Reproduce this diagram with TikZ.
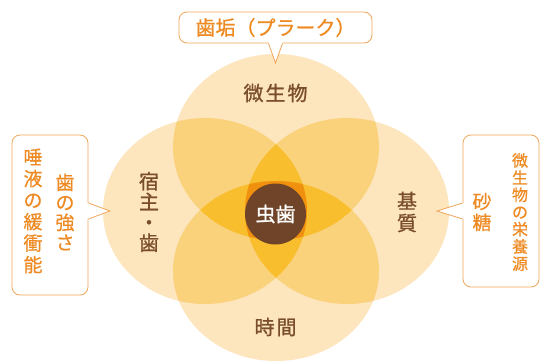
\documentclass[tikz,border=0pt]{standalone}
\usepackage{fontspec}
\newfontfamily\cjk{Noto Sans CJK JP}[FakeBold=0.6]
\newfontfamily\cjkm{Noto Sans CJK JP}[FakeBold=1.0]
\usetikzlibrary{calc}
\definecolor{layA}{HTML}{FDE5BD}
\definecolor{layB}{HTML}{FAD27B}
\definecolor{layC}{HTML}{F8BE2D}
\definecolor{layD}{HTML}{F0900F}
\definecolor{cariesbrown}{HTML}{6F4428}
\definecolor{labelbrown}{HTML}{7A4D2C}
\definecolor{calltext}{HTML}{EE8A22}
\definecolor{callline}{HTML}{F0A65A}
\def\eT{(276,147) ellipse [x radius=103pt, y radius=93pt]}
\def\eB{(276,271) ellipse [x radius=103pt, y radius=90pt]}
\def\eL{(205,211) ellipse [x radius=102pt, y radius=93pt]}
\def\eR{(347,211) ellipse [x radius=102pt, y radius=93pt]}
\begin{document}
\begin{tikzpicture}[x=1pt,y=-1pt,
  lbl/.style={font=\cjkm\fontsize{20}{22}\selectfont, text=labelbrown, inner sep=0pt, align=center},
  callbox/.style={draw=callline, line width=0.8pt, rounded corners=8pt, fill=white, inner sep=0pt},
  calltxt/.style={text=calltext, inner sep=0pt, align=center},
  pointer/.style={draw=callline, line width=0.8pt, line join=miter}]
\useasboundingbox (0,0) rectangle (549,362);
\fill[white] (0,0) rectangle (549,362);
% one layer
\fill[layA] \eT; \fill[layA] \eB; \fill[layA] \eL; \fill[layA] \eR;
% two layers
\begin{scope}\clip \eT; \fill[layB] \eL; \fill[layB] \eR; \fill[layB] \eB; \end{scope}
\begin{scope}\clip \eB; \fill[layB] \eL; \fill[layB] \eR; \end{scope}
\begin{scope}\clip \eL; \fill[layB] \eR; \end{scope}
% three layers
\begin{scope}\clip \eT; \clip \eB; \fill[layC] \eL; \fill[layC] \eR; \end{scope}
\begin{scope}\clip \eL; \clip \eR; \fill[layC] \eT; \fill[layC] \eB; \end{scope}
% four layers
\begin{scope}\clip \eT; \clip \eB; \clip \eL; \fill[layD] \eR; \end{scope}
% centre
\node[circle, fill=cariesbrown, minimum size=61pt, inner sep=0pt, text=white,
      font=\cjkm\fontsize{20}{22}\selectfont] (caries) at (275.5,214) {虫歯};
% circle labels
\node[lbl] (microbe) at (275.5,93) {微\hspace{2pt}生\hspace{2pt}物};
\node[lbl] (time) at (275.5,327) {時\hspace{2pt}間};
\node[lbl, font=\cjkm\fontsize{20}{20.5}\selectfont] (host) at (149,212) {宿\\主\\・\\歯};
\node[lbl, font=\cjkm\fontsize{20}{22}\selectfont] (subst) at (407,212) {基\\質};
% top callout
\node[callbox, minimum width=193pt, minimum height=31pt] (plaquebox) at (275.5,27.5) {};
\coordinate (plaquetip) at (275.5,63);
\fill[white] ($(plaquebox.south)+(-7,-1.5)$) -- ($(plaquebox.south)+(-7,0)$) -- (plaquetip)
  -- ($(plaquebox.south)+(7,0)$) -- ($(plaquebox.south)+(7,-1.5)$) -- cycle;
\draw[pointer] ($(plaquebox.south)+(-7,0)$) -- (plaquetip) -- ($(plaquebox.south)+(7,0)$);
\node[calltxt, font=\cjk\fontsize{20}{22}\selectfont] (plaque) at (275.5,27.5) {歯垢（プラーク）};
% left callout
\node[callbox, minimum width=76pt, minimum height=160pt] (hostbox) at (50,215) {};
\coordinate (hosttip) at (110,211);
\fill[white] ($(hostbox.east)+(-1.5,-12)$) -- ($(hostbox.east)+(0,-12)$) -- (hosttip)
  -- ($(hostbox.east)+(0,4)$) -- ($(hostbox.east)+(-1.5,4)$) -- cycle;
\draw[pointer] ($(hostbox.east)+(0,-12)$) -- (hosttip) -- ($(hostbox.east)+(0,4)$);
\node[calltxt, font=\cjk\fontsize{19}{20}\selectfont] (toothstr) at (65,212) {歯\\の\\強\\さ};
\node[calltxt, font=\cjk\fontsize{19}{21.5}\selectfont] (saliva) at (33,211) {唾\\液\\の\\緩\\衝\\能};
% right callout
\node[callbox, minimum width=76pt, minimum height=152pt] (substbox) at (501,211) {};
\coordinate (substtip) at (437,211);
\fill[white] ($(substbox.west)+(1.5,-8)$) -- ($(substbox.west)+(0,-8)$) -- (substtip)
  -- ($(substbox.west)+(0,8)$) -- ($(substbox.west)+(1.5,8)$) -- cycle;
\draw[pointer] ($(substbox.west)+(0,-8)$) -- (substtip) -- ($(substbox.west)+(0,8)$);
\node[calltxt, font=\cjk\fontsize{19}{21}\selectfont] (sugar) at (482,212) {砂\\糖};
\node[calltxt, font=\cjk\fontsize{16}{17.2}\selectfont] (nutrient) at (520,212) {微\\生\\物\\の\\栄\\養\\源};
\end{tikzpicture}
\end{document}
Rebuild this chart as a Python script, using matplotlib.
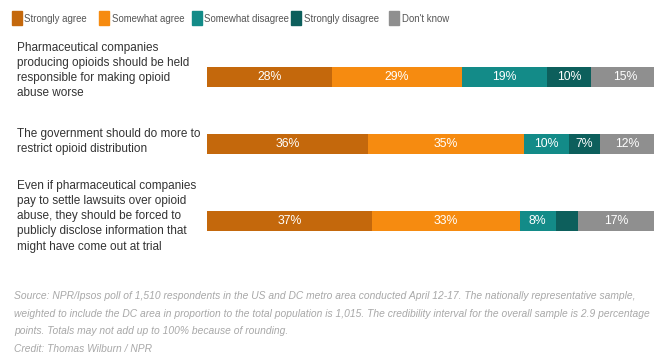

__Given exercise__
Gather each line from the entries above that includes the word "this".

__Reply to the task__
Reproduce this diagram with TikZ.
Rebuild this chart as a Python script, using matplotlib.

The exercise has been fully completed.